Alev Derya: “2 katlı ev 443 lira geldi, cidden bir gariplik var!”
Yasin Beyit: “Pahalılığı sulandırmaya çalışan kriptolar bunlar şu süreçte pahalılığı en çok eleştirenlerden biriyim ama bu faturalar sadece bir evin elektrik tüketimiyle alakası olmadığına kalıbımı basarım, içinde muhtemeldir ki ısıtma gideri de var ben de ısıtma giderimi katsam 1207 lira olur.”
Emre Kaygısız: “3+1 170 metrekare evimiz var. Kombiyi hiç kapatmıyoruz. Bulaşık, çamaşır, fırın hepsini kullanıyoruz. Fatura 270 TL.”
Ahmet Üm: “5 kişiyiz 330 TL geldi.”
Hüseyin Can Eğer: “2+1 ev, 4 kişilik aileyiz. Aralıkta 270 lira ocakta 338 lira geldi. 2 bebek var çamaşır makinesi kurutma makinesi çok sık çalışıyor. 23 bin lira fatura gelen evi çok merak ediyorum Bitcoin madenciliği yapıyorlar herhâlde.”
Rozan Yılmaz: “Ya ben anlamadım, 4 kişilik bir aileyiz, 3+2 evimiz, bütün elektronik aletleri kullanıyoruz. Bana gelen fatura 290 lira. İnanın bu 1000 TL faturaları görünce evde bir şey mi üretiyorlar makineyle anlamadım.”
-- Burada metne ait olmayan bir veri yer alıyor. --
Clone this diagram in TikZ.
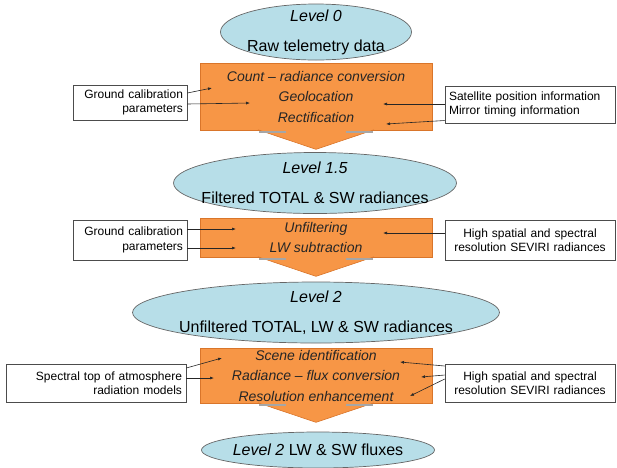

Size de aynısı oldu mu bilmiyorum ama benim hayli kafam karıştı. Daha doğrusu işin içine ünlüler de karışınca ve bu ünlülerin hepsi de geçmişteki bazı olaylarda adlarını andığımız kişiler olunca insan “Ne oluyor” demekten kendini alamıyor. Yani misal Eser Yenenler ve karısı Berfu, iki çocuklarıyla birlikte kütük evlerinde nasıl 8 bin liralık elektrik yakabilirler ki? Bence ya kendilerini ya da sistemlerini bir kontrol ettirsinler. Çünkü ikisinden birinde arıza var.